Un jour que la pauvre femme, en l’absence du mari, venait d’être maltraitée, en relevant ses longs cheveux, elle pleurait et disait tout haut : « Ô les malheureux saints de bois, que sert-il de leur faire des vœux ?… Sont-ils sourds ? Sont-ils trop vieux ? Que n’ai-je un Esprit protecteur, fort, puissant (méchant n’importe) ! J’en vois bien qui sont en pierre à la porte de l’église.

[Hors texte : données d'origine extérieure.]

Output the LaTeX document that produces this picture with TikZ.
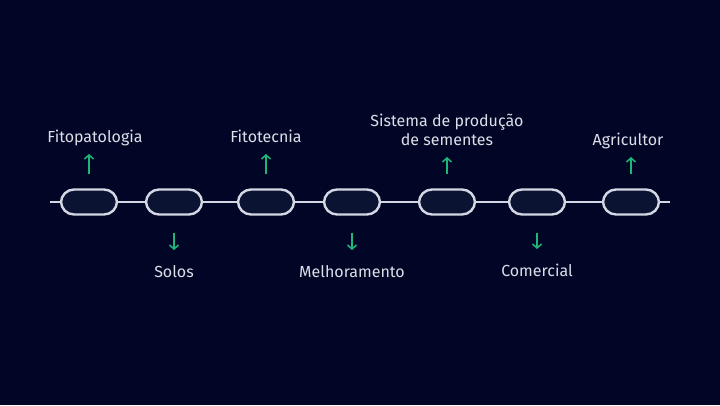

Que font-ils là ? Que ne vont-ils pas à leur vraie maison, le château, enlever, rôtir ces pécheurs ?… Oh ! la force, oh ! la puissance, qui pourra me la donner ? Je me donnerais bien en échange… Hélas ! qu’est-ce que je donnerais ? Qu’est-ce que j’ai pour me donner ? Rien ne me reste. — Fi de ce corps ! Fi de l’âme, qui n’est plus que cendre ! — Que n’ai-je donc, à la place du follet qui ne sert à rien, un grand, fort et puissant Esprit !

« — Ô ma mignonne maîtresse ! je suis petit par votre faute, et je ne peux pas grandir… Et, d’ailleurs, si j’étais grand, vous ne m’auriez pas voulu, vous ne m’auriez pas souffert, ni votre mari non plus. Vous m’auriez fait donner la chasse par vos prêtres et leur eau bénite… Je serai fort si vous voulez…

« Maîtresse, les Esprits ne sont ni grands ni petits, forts ni faibles. Si l’on veut, le plus petit va devenir un géant.